Lanjutnya, proposal tidak pernah diberikan tapi hasil kebun terus dipanen, bahkan sawit yang masih muda juga dipanen. Dijual dengan berodolan.
“Ini kan jadinya terkesan seperti Preman saja. Kita (Perusahaan) nggak pernah mempersulit Warga dan kita juga mau melepaskan lahan tersebut,” katanya.
Di konfirmasi terpisah, Camat Rantau, Kabupaten Aceh Tamiang Muhammad Hans Martakesuma, S.STP mengatakan, telah berulang kali memanggil pihak Perusahaan, Kepala Desa, dan Warga.
“Kita (Forkopincam) baik itu Camat, Kapolsek, juga Danramil telah melakukan mediasi dengan memanggil pihak Perusahaan, Kepala Desa, juga Warga. Dalam kesempatan mediasi tersebut pihak Perusahaan tidak keberatan untuk menyerahkan lahan ke Desa, dan Desa harus membuat proposal juga surat melengkapi berkas administrasi ke Perusahaan dan Pemerintah Kabupaten Aceh Tamiang terkait pengelolaan lahan,” kata Muhammad Hans Martakesuma, Rabu 21 Mei 2025.
Lanjut Camat, namun sampai dengan sekarang Proposal yang dimaksud belum juga disertakan Desa.
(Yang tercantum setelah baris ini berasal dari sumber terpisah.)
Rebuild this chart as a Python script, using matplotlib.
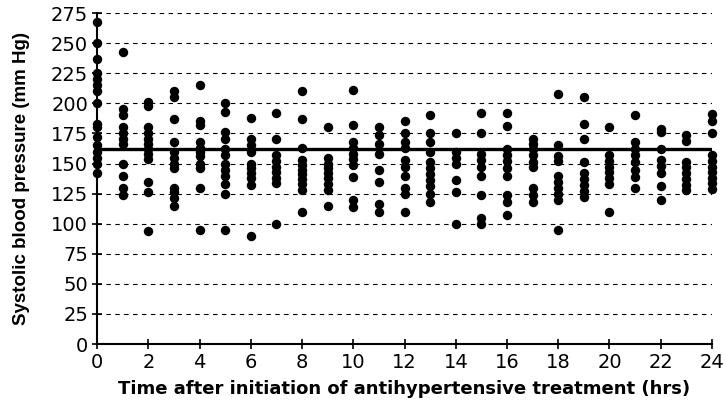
import matplotlib.pyplot as plt

# systolic readings (mm Hg) by hour after start of treatment
hours = list(range(25))
sbp = [
    [268, 250, 237, 225, 220, 215, 210, 200, 183, 180, 172, 165, 160, 155, 150, 142],
    [243, 195, 190, 180, 175, 170, 166, 150, 140, 130, 124],
    [201, 198, 180, 175, 170, 166, 162, 158, 154, 135, 126, 94],
    [210, 205, 187, 168, 160, 155, 150, 146, 130, 126, 121, 115],
    [215, 185, 182, 168, 163, 160, 156, 150, 146, 130, 95],
    [200, 193, 176, 170, 162, 157, 150, 145, 140, 133, 125, 95],
    [188, 170, 165, 160, 150, 146, 142, 138, 132, 90],
    [192, 170, 157, 152, 147, 143, 138, 134, 100],
    [210, 187, 163, 153, 149, 145, 141, 137, 133, 128, 110],
    [180, 155, 150, 146, 142, 138, 133, 128, 115],
    [211, 182, 168, 163, 158, 154, 149, 139, 120, 114],
    [180, 174, 166, 158, 145, 135, 116, 110],
    [185, 175, 168, 163, 153, 147, 140, 130, 125, 110],
    [190, 175, 168, 160, 151, 146, 141, 136, 131, 125, 118],
    [175, 160, 155, 150, 136, 126, 100],
    [192, 175, 158, 153, 147, 140, 124, 105, 100],
    [192, 181, 162, 157, 152, 146, 140, 124, 118, 107],
    [170, 166, 162, 157, 151, 147, 130, 124, 118],
    [208, 165, 156, 152, 140, 135, 130, 125, 120, 95],
    [205, 183, 170, 151, 142, 137, 132, 127, 122],
    [180, 157, 152, 147, 143, 138, 133, 110],
    [190, 168, 162, 157, 151, 145, 139, 130],
    [179, 176, 162, 153, 148, 142, 131, 120],
    [174, 169, 151, 147, 142, 137, 132, 128],
    [191, 185, 175, 157, 152, 147, 143, 138, 134, 129],
]
mean_sbp = 162.5

plt.rcParams['font.family'] = ['DejaVu Sans']

fig = plt.figure(figsize=(7.25, 4.11), dpi=100)
ax = fig.add_axes([0.134, 0.163, 0.848, 0.805])

for h, vals in zip(hours, sbp):
    ax.plot([h] * len(vals), vals, 'o', color='black', markersize=6.8,
            markeredgewidth=0, clip_on=False, zorder=3)

ax.axhline(mean_sbp, color='black', linewidth=2.4, zorder=4)

ax.set_xlim(0, 24)
ax.set_ylim(0, 275)
ax.set_xticks(range(0, 25, 2))
ax.set_yticks(range(0, 276, 25))
ax.yaxis.grid(True, linestyle=(0, (4, 4)), color='black', linewidth=0.8)
ax.set_axisbelow(True)

ax.spines['top'].set_visible(False)
ax.spines['right'].set_visible(False)
ax.spines['left'].set_linewidth(1.5)
ax.spines['bottom'].set_linewidth(1.5)
ax.tick_params(direction='inout', length=7, width=1.2, labelsize=14, pad=3)

ax.set_xlabel('Time after initiation of antihypertensive treatment (hrs)',
              fontsize=13, fontweight='bold')
ax.set_ylabel('Systolic blood pressure (mm Hg)', fontsize=13.5, fontweight='bold',
              family=['Liberation Sans', 'DejaVu Sans'])
ax.xaxis.set_label_coords(0.5, -0.11)
ax.yaxis.set_label_coords(-0.11, 0.5)

fig.savefig('out.png', dpi=100)
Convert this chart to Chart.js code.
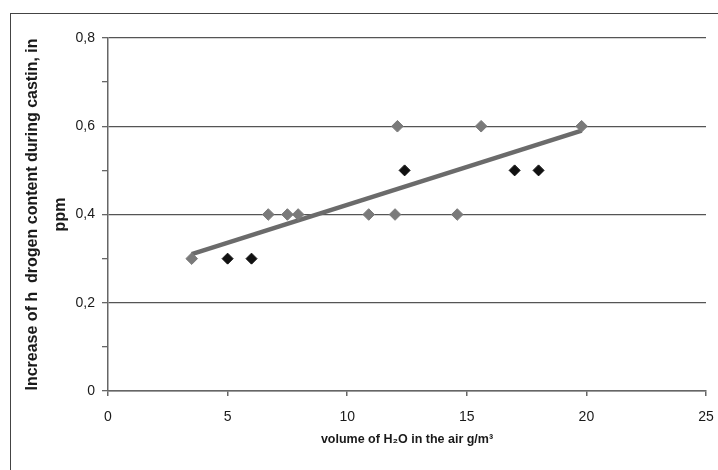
<!DOCTYPE html>
<html>
<head>
<meta charset="utf-8">
<script src="https://cdn.jsdelivr.net/npm/chart.js@4"></script>
<style>
  html, body { margin: 0; padding: 0; background: #fff; }
  #wrap { position: relative; width: 718px; height: 470px; overflow: hidden; }
  #frame { position: absolute; left: 10px; top: 13px; width: 760px; height: 500px;
           border-left: 1.5px solid #444; border-top: 1.5px solid #444; }
  canvas { position: absolute; left: 0; top: 0; }
</style>
</head>
<body>
<div id="wrap">
  <div id="frame"></div>
  <canvas id="chart" width="718" height="470"></canvas>
</div>
<script>
    // gray diamonds
    const grayX = [3.5, 6.7, 7.5, 7.95, 10.9, 12.0, 12.1, 14.6, 15.6, 19.8];
    const grayY = [0.3, 0.4, 0.4, 0.4, 0.4, 0.4, 0.6, 0.4, 0.6, 0.6];
    // black diamonds
    const blackX = [5.0, 6.0, 12.4, 17.0, 18.0];
    const blackY = [0.3, 0.3, 0.5, 0.5, 0.5];
    // trend line ends
    const trendX = [3.5, 19.8];
    const trendY = [0.31, 0.59];

    const xTicks = [0, 5, 10, 15, 20, 25];
    const yTitle = ['Increase of h  drogen content during castin, in', 'ppm'];
    const xTitle = 'volume of H\u2082O in the air g/m\u00B3';

    const toPoints = (xs, ys) => xs.map((x, i) => ({ x: x, y: ys[i] }));
    const isMajor = v => Math.round(v * 10) % 2 === 0;

    Chart.defaults.font.family = '"Liberation Sans", Arial, sans-serif';
    Chart.defaults.color = '#1a1a1a';

    new Chart(document.getElementById('chart').getContext('2d'), {
        type: 'scatter',
        data: {
            datasets: [{
                type: 'line',
                data: toPoints(trendX, trendY),
                borderColor: '#6b6b6b',
                borderWidth: 4.5,
                pointRadius: 0,
                fill: false,
                order: 3
            }, {
                data: toPoints(grayX, grayY),
                pointStyle: 'rectRot',
                pointRadius: 5.8,
                backgroundColor: '#7a7a7a',
                borderColor: '#7a7a7a',
                order: 2
            }, {
                data: toPoints(blackX, blackY),
                pointStyle: 'rectRot',
                pointRadius: 5.5,
                backgroundColor: '#111',
                borderColor: '#111',
                order: 1
            }]
        },
        options: {
            responsive: false,
            animation: false,
            layout: { padding: { top: 38, right: 12, left: 0, bottom: 0 } },
            plugins: { legend: { display: false }, tooltip: { enabled: false } },
            scales: {
                x: {
                    type: 'linear',
                    min: 0,
                    max: 25,
                    afterBuildTicks: scale => { scale.ticks = xTicks.map(v => ({ value: v })); },
                    afterFit: scale => {
                        scale.height = 79;
                        scale.paddingLeft = 0;
                        scale.paddingRight = 0;
                    },
                    border: { color: '#666', width: 1.5 },
                    grid: { drawOnChartArea: false, drawTicks: true, tickLength: 5, color: '#666', lineWidth: 1.5 },
                    ticks: { font: { size: 14 }, padding: 13, color: '#1a1a1a' },
                    title: {
                        display: true,
                        text: xTitle,
                        font: { size: 12.5, weight: 'bold' },
                        padding: { top: 0, bottom: 23 },
                        color: '#1a1a1a'
                    }
                },
                y: {
                    min: 0,
                    max: 0.8,
                    afterFit: scale => { scale.width = 108; },
                    border: { color: '#666', width: 1.5 },
                    grid: {
                        color: ctx => isMajor(ctx.tick.value) ? '#555' : 'rgba(0,0,0,0)',
                        tickColor: '#666',
                        lineWidth: 1.3,
                        tickLength: 6
                    },
                    ticks: {
                        stepSize: 0.1,
                        padding: 7,
                        font: { size: 14 },
                        color: '#1a1a1a',
                        callback: v => isMajor(v) ? (v === 0 ? '0' : v.toFixed(1).replace('.', ',')) : ''
                    },
                    title: {
                        display: true,
                        text: yTitle,
                        font: { size: 16, weight: 'bold', lineHeight: 1.72 },
                        padding: { top: 19, bottom: 0 },
                        color: '#1a1a1a'
                    }
                }
            }
        }
    });
</script>
</body>
</html>
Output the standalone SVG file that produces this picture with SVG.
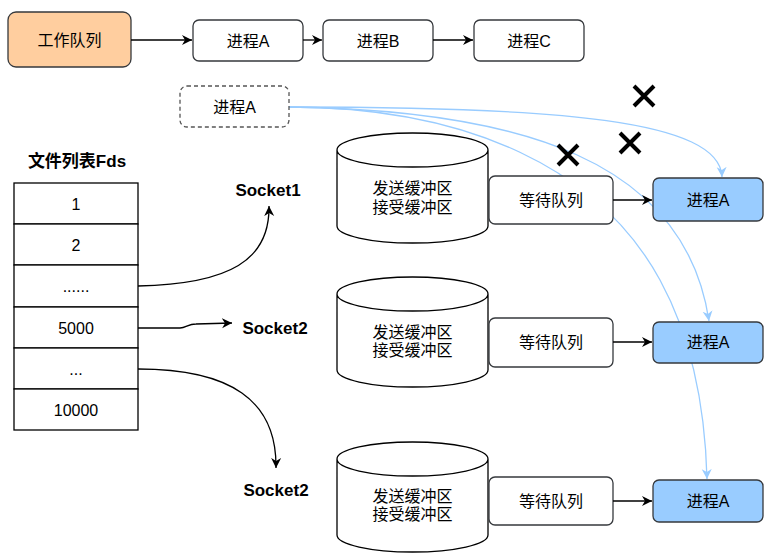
<svg xmlns="http://www.w3.org/2000/svg" width="776" height="554" viewBox="0 0 776 554">
<style>
text{font-family:"Liberation Sans","Noto Sans CJK SC",sans-serif;font-size:16px;fill:#000;text-anchor:middle;dominant-baseline:central}
.b{font-weight:bold;font-size:17px}
.box{fill:#fff;stroke:#36393d;stroke-width:1.3}
.orange{fill:#FFCE9F;stroke:#36393d;stroke-width:1.3}
.blue{fill:#99CCFF;stroke:#36393d;stroke-width:1.3}
.dash{fill:#fff;stroke:#555;stroke-width:1.3;stroke-dasharray:4 3}
.cell{fill:#fff;stroke:#000;stroke-width:1.3}
.cyl{fill:#fff;stroke:#000;stroke-width:1.3}
.e{fill:none;stroke:#000;stroke-width:1.3;marker-end:url(#ab)}
.l{fill:none;stroke:#99CCFF;stroke-width:1.3;marker-end:url(#al)}
.x{stroke:#000;stroke-width:4;stroke-linecap:butt}
</style>
<defs>
<marker id="ab" markerUnits="userSpaceOnUse" markerWidth="12" markerHeight="12" refX="10" refY="5" orient="auto" viewBox="0 0 12 10">
<path d="M0,0 L10,5 L0,10 L3,5 Z" fill="#000"/>
</marker>
<marker id="al" markerUnits="userSpaceOnUse" markerWidth="12" markerHeight="12" refX="10" refY="5" orient="auto" viewBox="0 0 12 10">
<path d="M0,0 L10,5 L0,10 L3,5 Z" fill="#99CCFF"/>
</marker>
</defs>

<g id="edges-blue">
<path class="l" d="M289,107 C560,107 720,120 722,177"/>
<path class="l" d="M289,107 C520,110 685,160 709,321"/>
<path class="l" d="M289,107 C470,107 600,170 660,280 C690,335 705,400 707,479"/>
</g>

<g id="work-queue"><rect class="orange" x="8" y="12" width="123" height="55" rx="8"/><text x="69.5" y="40">工作队列</text></g>
<g id="top-procA"><rect class="box" x="193" y="20" width="110" height="41" rx="6"/><text x="248" y="41">进程A</text></g>
<g id="top-procB"><rect class="box" x="323" y="20" width="110" height="41" rx="6"/><text x="378" y="41">进程B</text></g>
<g id="top-procC"><rect class="box" x="474" y="20" width="110" height="41" rx="6"/><text x="529" y="41">进程C</text></g>
<g id="dashed-procA"><rect class="dash" x="180" y="86" width="109" height="41" rx="7"/><text x="234.5" y="107">进程A</text></g>

<g id="fds-title"><text class="b" x="77" y="161">文件列表Fds</text></g>
<g id="fds-table">
<rect class="cell" x="14" y="183" width="124" height="41"/><text x="76" y="204">1</text>
<rect class="cell" x="14" y="224" width="124" height="41"/><text x="76" y="245">2</text>
<rect class="cell" x="14" y="265" width="124" height="42"/><text x="76" y="286">......</text>
<rect class="cell" x="14" y="307" width="124" height="41"/><text x="76" y="328">5000</text>
<rect class="cell" x="14" y="348" width="124" height="41"/><text x="76" y="369">...</text>
<rect class="cell" x="14" y="389" width="124" height="41"/><text x="76" y="410">10000</text>
</g>

<g id="socket1"><text class="b" x="268" y="190">Socket1</text></g>
<g id="socket2a"><text class="b" x="275" y="328">Socket2</text></g>
<g id="socket2b"><text class="b" x="276" y="490">Socket2</text></g>

<g id="buf1"><path class="cyl" d="M337,150 A75.5,17 0 0 1 488,150 L488,226 A75.5,17 0 0 1 337,226 Z M337,150 A75.5,17 0 0 0 488,150"/><text x="412.5" y="188">发送缓冲区</text><text x="412.5" y="207">接受缓冲区</text></g>
<g id="buf2"><path class="cyl" d="M337,294 A75.5,17 0 0 1 488,294 L488,370 A75.5,17 0 0 1 337,370 Z M337,294 A75.5,17 0 0 0 488,294"/><text x="412.5" y="332">发送缓冲区</text><text x="412.5" y="350">接受缓冲区</text></g>
<g id="buf3"><path class="cyl" d="M337,459 A75.5,17 0 0 1 488,459 L488,535 A75.5,17 0 0 1 337,535 Z M337,459 A75.5,17 0 0 0 488,459"/><text x="412.5" y="496">发送缓冲区</text><text x="412.5" y="514">接受缓冲区</text></g>

<g id="wait1"><rect class="box" x="489" y="176" width="124" height="48" rx="6"/><text x="551" y="200">等待队列</text></g>
<g id="wait2"><rect class="box" x="489" y="318" width="124" height="49" rx="6"/><text x="551" y="342">等待队列</text></g>
<g id="wait3"><rect class="box" x="489" y="477" width="124" height="48" rx="6"/><text x="551" y="501">等待队列</text></g>

<g id="procA1"><rect class="blue" x="653" y="178" width="110" height="43" rx="6"/><text x="708" y="200">进程A</text></g>
<g id="procA2"><rect class="blue" x="653" y="322" width="110" height="41" rx="6"/><text x="708" y="342">进程A</text></g>
<g id="procA3"><rect class="blue" x="653" y="480" width="110" height="42" rx="6"/><text x="708" y="501">进程A</text></g>

<g id="edges">
<path class="e" d="M131,40 L192,40"/>
<path class="e" d="M303,40 L322,40"/>
<path class="e" d="M433,40 L473,40"/>
<path class="e" d="M138,286 C230,284 270,260 269,206"/>
<path class="e" d="M138,328 L180,328 C186,328 188,324 196,324 L232,323"/>
<path class="e" d="M138,369 C230,369 277,400 276,468"/>
<path class="e" d="M613,200 L652,200"/>
<path class="e" d="M613,342 L652,342"/>
<path class="e" d="M613,501 L652,501"/>
</g>

<g id="crosses">
<path class="x" d="M634,86 L654,106 M654,86 L634,106"/>
<path class="x" d="M620,133 L640,153 M640,133 L620,153"/>
<path class="x" d="M558,145 L578,165 M578,145 L558,165"/>
</g>
</svg>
“Yang kita anehnya, pihak Perusahaan dan Kepala Desa malah melakukan pertemuan lagi, padahal sudah ada kesepakatan sebelumnya. Dalam pertemuan itu secara lisan, pihak Perusahaan memberikan lahan itu kepada Kepala Desa untuk kepentingan Desa tanpa ada kelengkapan administrasi. Dengan sikap seperti itu, kita (Forkopincam) merasa kecewa. Akibat sikap Perusahaan itu, warga melaporkan jika Kepala Desa menguasai lahan itu sendiri bukan untuk kepentingan Desa. Jadinya sekarang terkesan Perusahaan menciptakan kondisi tidak nyaman antara warga di Desa tersebut. Ditambah lagi itu Perusahaan terkesan membiarkan kondisi ini terus terjadi,” pungkasnya.
Sebagai Informasi:
Berkedok” berarti memakai sesuatu untuk menutupi atau menyembunyikan maksud atau identitas sebenarnya. Ini bisa berupa topeng atau sesuatu yang digunakan untuk menutupi wajah atau diri. Dalam konteks yang lebih luas, “berkedok” bisa berarti melakukan sesuatu seolah-olah dengan maksud tertentu, padahal ada maksud lain yang sebenarnya.